== SOURCE EXCERPT

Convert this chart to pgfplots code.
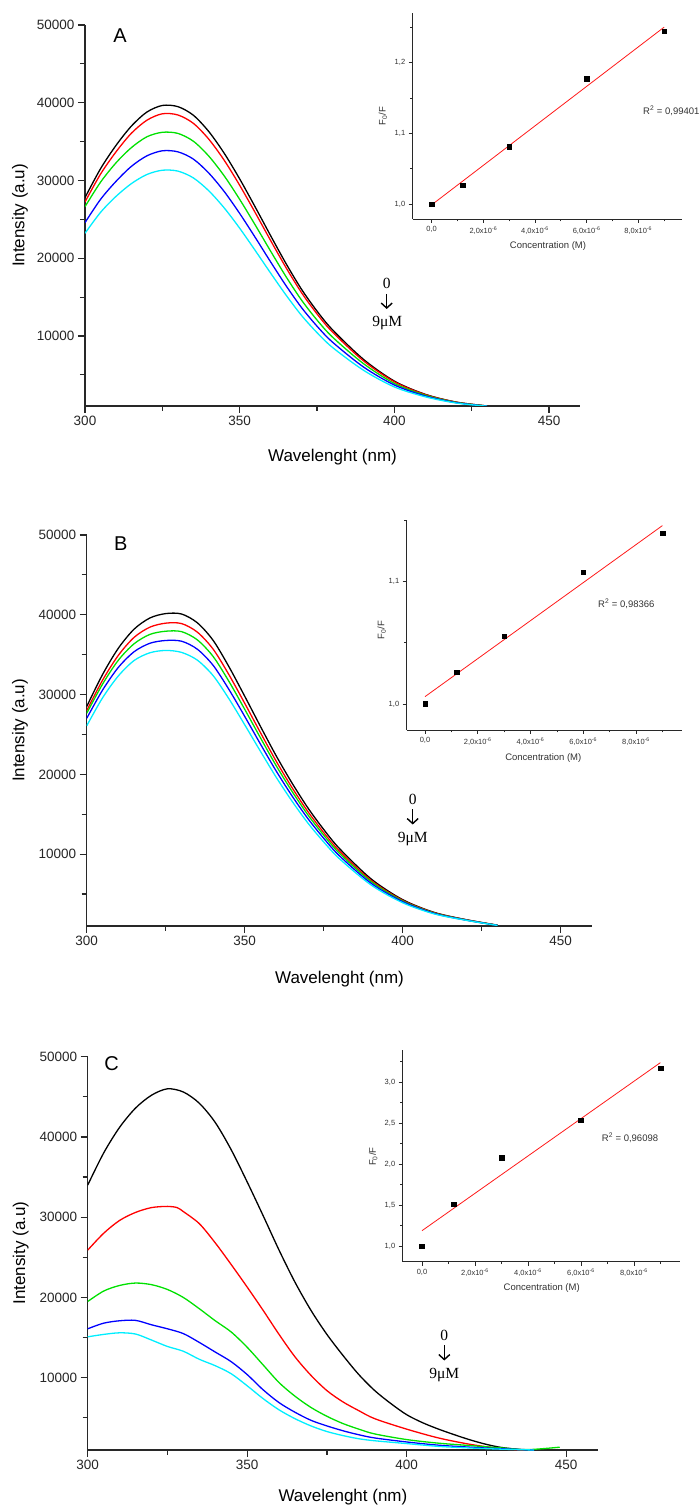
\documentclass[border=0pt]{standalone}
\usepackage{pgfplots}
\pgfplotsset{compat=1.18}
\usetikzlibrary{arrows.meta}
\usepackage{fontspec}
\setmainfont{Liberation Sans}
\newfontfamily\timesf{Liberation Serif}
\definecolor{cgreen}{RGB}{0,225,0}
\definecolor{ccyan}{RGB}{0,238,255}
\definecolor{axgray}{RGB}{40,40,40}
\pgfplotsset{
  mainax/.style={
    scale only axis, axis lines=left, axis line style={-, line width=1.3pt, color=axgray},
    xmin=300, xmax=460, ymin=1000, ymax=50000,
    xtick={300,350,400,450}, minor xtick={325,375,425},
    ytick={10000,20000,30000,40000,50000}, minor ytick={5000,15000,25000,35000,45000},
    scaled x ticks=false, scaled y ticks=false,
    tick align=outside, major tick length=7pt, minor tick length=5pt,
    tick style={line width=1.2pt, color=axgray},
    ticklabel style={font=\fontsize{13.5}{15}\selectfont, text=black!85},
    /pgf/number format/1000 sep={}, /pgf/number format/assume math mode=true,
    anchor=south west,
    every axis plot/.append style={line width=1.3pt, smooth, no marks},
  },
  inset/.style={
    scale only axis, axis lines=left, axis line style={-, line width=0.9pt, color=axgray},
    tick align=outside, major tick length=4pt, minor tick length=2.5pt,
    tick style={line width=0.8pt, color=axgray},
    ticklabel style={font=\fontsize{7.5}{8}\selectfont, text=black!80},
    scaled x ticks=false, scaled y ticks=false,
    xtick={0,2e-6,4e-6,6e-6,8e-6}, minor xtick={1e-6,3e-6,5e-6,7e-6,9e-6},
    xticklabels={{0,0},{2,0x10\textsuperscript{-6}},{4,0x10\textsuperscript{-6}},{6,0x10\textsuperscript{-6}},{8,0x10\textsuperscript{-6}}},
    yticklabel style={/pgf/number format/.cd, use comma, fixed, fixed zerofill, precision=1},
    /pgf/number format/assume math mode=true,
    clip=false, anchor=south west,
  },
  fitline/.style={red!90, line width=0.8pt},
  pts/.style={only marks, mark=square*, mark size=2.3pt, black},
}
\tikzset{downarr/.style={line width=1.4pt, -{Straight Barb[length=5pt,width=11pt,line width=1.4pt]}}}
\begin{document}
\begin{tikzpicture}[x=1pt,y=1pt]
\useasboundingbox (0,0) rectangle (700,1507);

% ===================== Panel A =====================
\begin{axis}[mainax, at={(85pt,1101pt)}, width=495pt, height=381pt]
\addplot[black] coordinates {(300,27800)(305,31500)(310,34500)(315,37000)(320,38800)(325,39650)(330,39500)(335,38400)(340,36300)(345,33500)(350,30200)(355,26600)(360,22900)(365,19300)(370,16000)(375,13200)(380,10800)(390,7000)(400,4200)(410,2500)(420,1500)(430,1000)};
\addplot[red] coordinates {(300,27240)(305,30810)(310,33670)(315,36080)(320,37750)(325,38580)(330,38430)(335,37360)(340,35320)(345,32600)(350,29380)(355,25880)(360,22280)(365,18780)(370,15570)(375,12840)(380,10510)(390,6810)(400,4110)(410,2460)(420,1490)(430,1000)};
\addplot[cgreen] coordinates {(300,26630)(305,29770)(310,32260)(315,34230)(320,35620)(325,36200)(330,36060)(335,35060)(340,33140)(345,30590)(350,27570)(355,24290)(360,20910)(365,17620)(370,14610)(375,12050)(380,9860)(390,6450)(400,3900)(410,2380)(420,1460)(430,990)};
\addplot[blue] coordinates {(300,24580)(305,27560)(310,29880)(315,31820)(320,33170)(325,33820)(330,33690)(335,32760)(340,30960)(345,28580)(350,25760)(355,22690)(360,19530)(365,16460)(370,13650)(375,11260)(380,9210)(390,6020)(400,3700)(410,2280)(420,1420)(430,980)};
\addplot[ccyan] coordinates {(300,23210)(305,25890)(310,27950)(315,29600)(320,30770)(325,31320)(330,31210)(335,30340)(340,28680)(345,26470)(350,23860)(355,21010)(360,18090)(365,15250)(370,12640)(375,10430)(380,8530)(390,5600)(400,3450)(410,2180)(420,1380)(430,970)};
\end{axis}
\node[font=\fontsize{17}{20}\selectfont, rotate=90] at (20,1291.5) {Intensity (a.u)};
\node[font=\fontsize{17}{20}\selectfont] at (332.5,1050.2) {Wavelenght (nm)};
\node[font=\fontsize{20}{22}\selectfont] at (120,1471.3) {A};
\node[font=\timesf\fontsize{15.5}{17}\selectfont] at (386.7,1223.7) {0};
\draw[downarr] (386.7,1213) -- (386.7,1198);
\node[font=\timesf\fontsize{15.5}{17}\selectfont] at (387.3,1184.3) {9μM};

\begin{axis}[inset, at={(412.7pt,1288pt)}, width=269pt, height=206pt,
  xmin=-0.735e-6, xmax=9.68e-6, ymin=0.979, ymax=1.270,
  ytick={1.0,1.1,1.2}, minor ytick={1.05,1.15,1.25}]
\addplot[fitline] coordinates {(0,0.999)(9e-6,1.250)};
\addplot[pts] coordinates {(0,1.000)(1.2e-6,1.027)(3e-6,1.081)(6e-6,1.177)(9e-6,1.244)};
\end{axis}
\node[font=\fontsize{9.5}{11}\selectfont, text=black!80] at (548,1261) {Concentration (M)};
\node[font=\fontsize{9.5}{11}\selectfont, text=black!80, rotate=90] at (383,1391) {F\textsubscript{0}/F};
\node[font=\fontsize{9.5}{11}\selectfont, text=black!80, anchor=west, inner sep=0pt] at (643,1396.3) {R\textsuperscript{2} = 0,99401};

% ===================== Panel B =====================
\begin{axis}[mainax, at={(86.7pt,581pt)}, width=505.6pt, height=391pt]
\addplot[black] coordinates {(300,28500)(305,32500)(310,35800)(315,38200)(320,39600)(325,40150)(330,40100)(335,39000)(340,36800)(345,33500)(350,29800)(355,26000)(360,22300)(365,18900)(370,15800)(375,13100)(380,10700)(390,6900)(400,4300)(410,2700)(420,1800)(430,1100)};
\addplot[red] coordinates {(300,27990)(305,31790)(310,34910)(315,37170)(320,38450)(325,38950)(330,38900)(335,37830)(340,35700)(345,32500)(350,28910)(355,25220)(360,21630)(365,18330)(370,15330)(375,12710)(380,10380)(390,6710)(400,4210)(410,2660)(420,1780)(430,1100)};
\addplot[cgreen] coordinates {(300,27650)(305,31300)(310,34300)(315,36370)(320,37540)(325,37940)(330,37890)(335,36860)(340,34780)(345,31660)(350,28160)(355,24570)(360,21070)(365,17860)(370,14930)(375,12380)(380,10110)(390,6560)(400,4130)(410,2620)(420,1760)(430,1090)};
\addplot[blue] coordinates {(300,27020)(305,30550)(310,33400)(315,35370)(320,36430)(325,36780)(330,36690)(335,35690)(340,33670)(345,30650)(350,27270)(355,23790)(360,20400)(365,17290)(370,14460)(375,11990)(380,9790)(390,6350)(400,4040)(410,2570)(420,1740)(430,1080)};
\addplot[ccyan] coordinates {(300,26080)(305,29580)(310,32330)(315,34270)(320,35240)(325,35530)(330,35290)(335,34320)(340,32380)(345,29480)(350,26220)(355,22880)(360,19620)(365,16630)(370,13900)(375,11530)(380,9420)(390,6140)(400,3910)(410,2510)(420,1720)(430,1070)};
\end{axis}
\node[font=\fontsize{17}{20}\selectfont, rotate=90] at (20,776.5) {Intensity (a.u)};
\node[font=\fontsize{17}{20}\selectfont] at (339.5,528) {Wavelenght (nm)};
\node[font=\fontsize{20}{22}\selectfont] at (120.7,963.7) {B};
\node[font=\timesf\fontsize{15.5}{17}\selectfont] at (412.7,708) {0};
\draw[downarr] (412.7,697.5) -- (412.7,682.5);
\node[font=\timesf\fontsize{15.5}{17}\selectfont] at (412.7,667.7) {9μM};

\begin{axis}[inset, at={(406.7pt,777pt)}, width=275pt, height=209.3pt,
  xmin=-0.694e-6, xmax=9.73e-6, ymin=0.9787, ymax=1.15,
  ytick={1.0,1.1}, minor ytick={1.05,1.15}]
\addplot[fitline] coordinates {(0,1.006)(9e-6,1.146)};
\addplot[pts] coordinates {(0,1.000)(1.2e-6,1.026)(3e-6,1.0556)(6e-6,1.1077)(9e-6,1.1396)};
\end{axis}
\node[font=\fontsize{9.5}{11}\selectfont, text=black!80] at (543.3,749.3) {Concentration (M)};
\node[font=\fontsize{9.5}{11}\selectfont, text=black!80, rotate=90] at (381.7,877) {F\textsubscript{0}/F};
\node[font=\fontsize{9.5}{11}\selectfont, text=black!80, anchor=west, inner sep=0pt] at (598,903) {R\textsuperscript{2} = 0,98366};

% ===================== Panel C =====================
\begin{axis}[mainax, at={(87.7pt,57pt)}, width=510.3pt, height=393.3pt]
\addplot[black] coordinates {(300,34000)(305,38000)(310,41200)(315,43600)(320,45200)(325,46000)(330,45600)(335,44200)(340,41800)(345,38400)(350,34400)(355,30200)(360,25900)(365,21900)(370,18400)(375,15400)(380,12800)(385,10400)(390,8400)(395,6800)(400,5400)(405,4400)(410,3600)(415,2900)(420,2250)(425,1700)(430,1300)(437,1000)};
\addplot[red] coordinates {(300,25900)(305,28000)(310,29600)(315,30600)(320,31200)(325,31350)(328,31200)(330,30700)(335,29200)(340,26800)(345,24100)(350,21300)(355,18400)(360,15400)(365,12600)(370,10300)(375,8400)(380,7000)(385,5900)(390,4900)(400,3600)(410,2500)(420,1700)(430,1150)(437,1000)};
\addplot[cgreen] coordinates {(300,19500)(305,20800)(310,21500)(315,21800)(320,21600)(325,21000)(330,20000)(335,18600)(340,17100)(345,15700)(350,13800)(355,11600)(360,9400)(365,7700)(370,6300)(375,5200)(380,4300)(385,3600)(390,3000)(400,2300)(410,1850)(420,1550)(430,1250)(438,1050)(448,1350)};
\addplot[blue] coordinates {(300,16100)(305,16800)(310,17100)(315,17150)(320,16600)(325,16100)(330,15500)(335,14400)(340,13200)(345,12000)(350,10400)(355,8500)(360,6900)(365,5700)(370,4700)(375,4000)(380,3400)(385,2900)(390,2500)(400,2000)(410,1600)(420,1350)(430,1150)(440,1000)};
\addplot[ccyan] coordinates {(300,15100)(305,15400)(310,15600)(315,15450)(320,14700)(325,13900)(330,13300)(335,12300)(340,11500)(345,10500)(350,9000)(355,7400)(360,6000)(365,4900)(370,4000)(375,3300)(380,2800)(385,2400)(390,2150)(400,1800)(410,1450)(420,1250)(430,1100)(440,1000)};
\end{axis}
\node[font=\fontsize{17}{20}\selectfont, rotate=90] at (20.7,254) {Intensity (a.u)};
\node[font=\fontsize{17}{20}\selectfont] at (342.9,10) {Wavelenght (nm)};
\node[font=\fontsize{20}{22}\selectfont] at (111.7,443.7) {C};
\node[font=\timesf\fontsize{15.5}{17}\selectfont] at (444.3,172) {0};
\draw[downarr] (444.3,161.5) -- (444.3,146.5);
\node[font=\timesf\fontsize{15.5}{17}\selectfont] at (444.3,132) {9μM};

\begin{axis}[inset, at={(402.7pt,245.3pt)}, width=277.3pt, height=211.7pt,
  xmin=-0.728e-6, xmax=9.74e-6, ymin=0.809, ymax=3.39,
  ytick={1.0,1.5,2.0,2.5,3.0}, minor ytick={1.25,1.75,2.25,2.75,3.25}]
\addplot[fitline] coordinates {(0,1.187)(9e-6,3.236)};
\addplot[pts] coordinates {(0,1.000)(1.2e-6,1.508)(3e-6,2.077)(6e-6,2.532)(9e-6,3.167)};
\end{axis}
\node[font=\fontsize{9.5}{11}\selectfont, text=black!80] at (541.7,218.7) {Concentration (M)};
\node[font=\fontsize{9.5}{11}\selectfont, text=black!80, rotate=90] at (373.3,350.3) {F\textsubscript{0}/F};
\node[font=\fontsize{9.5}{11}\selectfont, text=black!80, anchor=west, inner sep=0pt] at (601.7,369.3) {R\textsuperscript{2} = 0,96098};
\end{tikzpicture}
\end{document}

====

WRITTEN EXERCISE
Pictures excluded, repeat exactly the lines from the top of the material through the line with "(0,0) rectangle (700,1507);", including both of those lines.

RESULT OF THIS EXERCISE
Convert this chart to pgfplots code.
\documentclass[border=0pt]{standalone}
\usepackage{pgfplots}
\pgfplotsset{compat=1.18}
\usetikzlibrary{arrows.meta}
\usepackage{fontspec}
\setmainfont{Liberation Sans}
\newfontfamily\timesf{Liberation Serif}
\definecolor{cgreen}{RGB}{0,225,0}
\definecolor{ccyan}{RGB}{0,238,255}
\definecolor{axgray}{RGB}{40,40,40}
\pgfplotsset{
  mainax/.style={
    scale only axis, axis lines=left, axis line style={-, line width=1.3pt, color=axgray},
    xmin=300, xmax=460, ymin=1000, ymax=50000,
    xtick={300,350,400,450}, minor xtick={325,375,425},
    ytick={10000,20000,30000,40000,50000}, minor ytick={5000,15000,25000,35000,45000},
    scaled x ticks=false, scaled y ticks=false,
    tick align=outside, major tick length=7pt, minor tick length=5pt,
    tick style={line width=1.2pt, color=axgray},
    ticklabel style={font=\fontsize{13.5}{15}\selectfont, text=black!85},
    /pgf/number format/1000 sep={}, /pgf/number format/assume math mode=true,
    anchor=south west,
    every axis plot/.append style={line width=1.3pt, smooth, no marks},
  },
  inset/.style={
    scale only axis, axis lines=left, axis line style={-, line width=0.9pt, color=axgray},
    tick align=outside, major tick length=4pt, minor tick length=2.5pt,
    tick style={line width=0.8pt, color=axgray},
    ticklabel style={font=\fontsize{7.5}{8}\selectfont, text=black!80},
    scaled x ticks=false, scaled y ticks=false,
    xtick={0,2e-6,4e-6,6e-6,8e-6}, minor xtick={1e-6,3e-6,5e-6,7e-6,9e-6},
    xticklabels={{0,0},{2,0x10\textsuperscript{-6}},{4,0x10\textsuperscript{-6}},{6,0x10\textsuperscript{-6}},{8,0x10\textsuperscript{-6}}},
    yticklabel style={/pgf/number format/.cd, use comma, fixed, fixed zerofill, precision=1},
    /pgf/number format/assume math mode=true,
    clip=false, anchor=south west,
  },
  fitline/.style={red!90, line width=0.8pt},
  pts/.style={only marks, mark=square*, mark size=2.3pt, black},
}
\tikzset{downarr/.style={line width=1.4pt, -{Straight Barb[length=5pt,width=11pt,line width=1.4pt]}}}
\begin{document}
\begin{tikzpicture}[x=1pt,y=1pt]
\useasboundingbox (0,0) rectangle (700,1507);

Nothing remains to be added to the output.